SHORT TASK: Transcribe every line exactly and omit anything that is a picture.

GIVEN INFORMATION:

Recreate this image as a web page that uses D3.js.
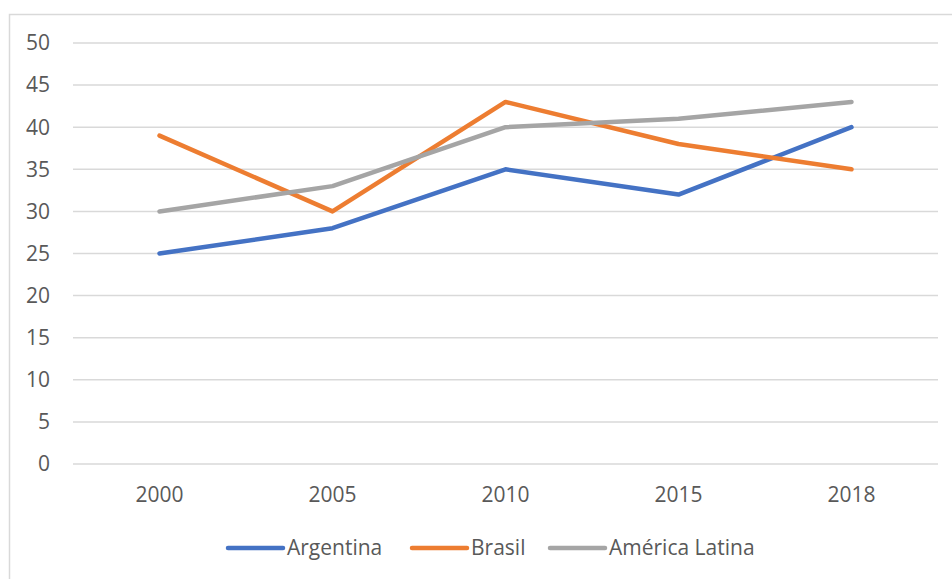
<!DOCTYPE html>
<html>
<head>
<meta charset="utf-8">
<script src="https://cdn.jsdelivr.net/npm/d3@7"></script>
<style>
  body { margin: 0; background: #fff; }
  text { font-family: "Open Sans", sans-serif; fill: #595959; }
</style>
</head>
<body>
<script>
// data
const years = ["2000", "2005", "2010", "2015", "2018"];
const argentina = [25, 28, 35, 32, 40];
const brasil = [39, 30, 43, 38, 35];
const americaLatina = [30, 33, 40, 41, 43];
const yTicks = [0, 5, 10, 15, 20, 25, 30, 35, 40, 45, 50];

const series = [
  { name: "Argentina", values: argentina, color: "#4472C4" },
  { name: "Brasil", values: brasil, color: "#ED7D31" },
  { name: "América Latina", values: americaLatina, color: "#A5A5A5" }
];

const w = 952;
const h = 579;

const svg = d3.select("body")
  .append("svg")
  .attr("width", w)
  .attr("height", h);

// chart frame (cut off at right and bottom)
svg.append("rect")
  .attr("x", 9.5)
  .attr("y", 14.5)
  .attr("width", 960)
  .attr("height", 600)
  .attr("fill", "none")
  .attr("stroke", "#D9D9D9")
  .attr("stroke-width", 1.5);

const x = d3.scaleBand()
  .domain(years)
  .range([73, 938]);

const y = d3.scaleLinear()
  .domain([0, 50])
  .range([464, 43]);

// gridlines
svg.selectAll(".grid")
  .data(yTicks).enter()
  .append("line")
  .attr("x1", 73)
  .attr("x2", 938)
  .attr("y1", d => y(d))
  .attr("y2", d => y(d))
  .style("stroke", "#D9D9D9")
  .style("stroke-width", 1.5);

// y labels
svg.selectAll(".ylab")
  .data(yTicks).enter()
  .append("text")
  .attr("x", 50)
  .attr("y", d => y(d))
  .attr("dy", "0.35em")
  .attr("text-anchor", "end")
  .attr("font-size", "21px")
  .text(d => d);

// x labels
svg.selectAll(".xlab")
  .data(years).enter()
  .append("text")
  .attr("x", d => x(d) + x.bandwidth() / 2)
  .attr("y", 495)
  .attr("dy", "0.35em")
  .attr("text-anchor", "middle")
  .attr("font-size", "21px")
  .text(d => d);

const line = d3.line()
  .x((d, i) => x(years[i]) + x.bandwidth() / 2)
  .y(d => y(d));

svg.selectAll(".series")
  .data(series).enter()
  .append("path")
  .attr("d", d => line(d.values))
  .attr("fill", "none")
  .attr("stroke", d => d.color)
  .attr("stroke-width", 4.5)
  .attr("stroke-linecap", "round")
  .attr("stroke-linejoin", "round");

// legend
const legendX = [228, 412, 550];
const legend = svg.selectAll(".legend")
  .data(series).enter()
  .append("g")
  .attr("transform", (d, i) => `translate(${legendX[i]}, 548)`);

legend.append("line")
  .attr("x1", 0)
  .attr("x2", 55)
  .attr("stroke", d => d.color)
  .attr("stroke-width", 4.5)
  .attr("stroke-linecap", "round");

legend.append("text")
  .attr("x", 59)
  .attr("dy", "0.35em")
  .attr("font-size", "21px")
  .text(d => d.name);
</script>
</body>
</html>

RESULT FOR THIS TASK:
Recreate this image as a web page that uses D3.js.
<!DOCTYPE html>
<html>
<head>
<meta charset="utf-8">
<script src="https://cdn.jsdelivr.net/npm/d3@7"></script>
<style>
  body { margin: 0; background: #fff; }
  text { font-family: "Open Sans", sans-serif; fill: #595959; }
</style>
</head>
<body>
<script>
// data
const years = ["2000", "2005", "2010", "2015", "2018"];
const argentina = [25, 28, 35, 32, 40];
const brasil = [39, 30, 43, 38, 35];
const americaLatina = [30, 33, 40, 41, 43];
const yTicks = [0, 5, 10, 15, 20, 25, 30, 35, 40, 45, 50];

const series = [
  { name: "Argentina", values: argentina, color: "#4472C4" },
  { name: "Brasil", values: brasil, color: "#ED7D31" },
  { name: "América Latina", values: americaLatina, color: "#A5A5A5" }
];

const w = 952;
const h = 579;

const svg = d3.select("body")
  .append("svg")
  .attr("width", w)
  .attr("height", h);

// chart frame (cut off at right and bottom)
svg.append("rect")
  .attr("x", 9.5)
  .attr("y", 14.5)
  .attr("width", 960)
  .attr("height", 600)
  .attr("fill", "none")
  .attr("stroke", "#D9D9D9")
  .attr("stroke-width", 1.5);

const x = d3.scaleBand()
  .domain(years)
  .range([73, 938]);

const y = d3.scaleLinear()
  .domain([0, 50])
  .range([464, 43]);

// gridlines
svg.selectAll(".grid")
  .data(yTicks).enter()
  .append("line")
  .attr("x1", 73)
  .attr("x2", 938)
  .attr("y1", d => y(d))
  .attr("y2", d => y(d))
  .style("stroke", "#D9D9D9")
  .style("stroke-width", 1.5);

// y labels
svg.selectAll(".ylab")
  .data(yTicks).enter()
  .append("text")
  .attr("x", 50)
  .attr("y", d => y(d))
  .attr("dy", "0.35em")
  .attr("text-anchor", "end")
  .attr("font-size", "21px")
  .text(d => d);

// x labels
svg.selectAll(".xlab")
  .data(years).enter()
  .append("text")
  .attr("x", d => x(d) + x.bandwidth() / 2)
  .attr("y", 495)
  .attr("dy", "0.35em")
  .attr("text-anchor", "middle")
  .attr("font-size", "21px")
  .text(d => d);

const line = d3.line()
  .x((d, i) => x(years[i]) + x.bandwidth() / 2)
  .y(d => y(d));

svg.selectAll(".series")
  .data(series).enter()
  .append("path")
  .attr("d", d => line(d.values))
  .attr("fill", "none")
  .attr("stroke", d => d.color)
  .attr("stroke-width", 4.5)
  .attr("stroke-linecap", "round")
  .attr("stroke-linejoin", "round");

// legend
const legendX = [228, 412, 550];
const legend = svg.selectAll(".legend")
  .data(series).enter()
  .append("g")
  .attr("transform", (d, i) => `translate(${legendX[i]}, 548)`);

legend.append("line")
  .attr("x1", 0)
  .attr("x2", 55)
  .attr("stroke", d => d.color)
  .attr("stroke-width", 4.5)
  .attr("stroke-linecap", "round");

legend.append("text")
  .attr("x", 59)
  .attr("dy", "0.35em")
  .attr("font-size", "21px")
  .text(d => d.name);
</script>
</body>
</html>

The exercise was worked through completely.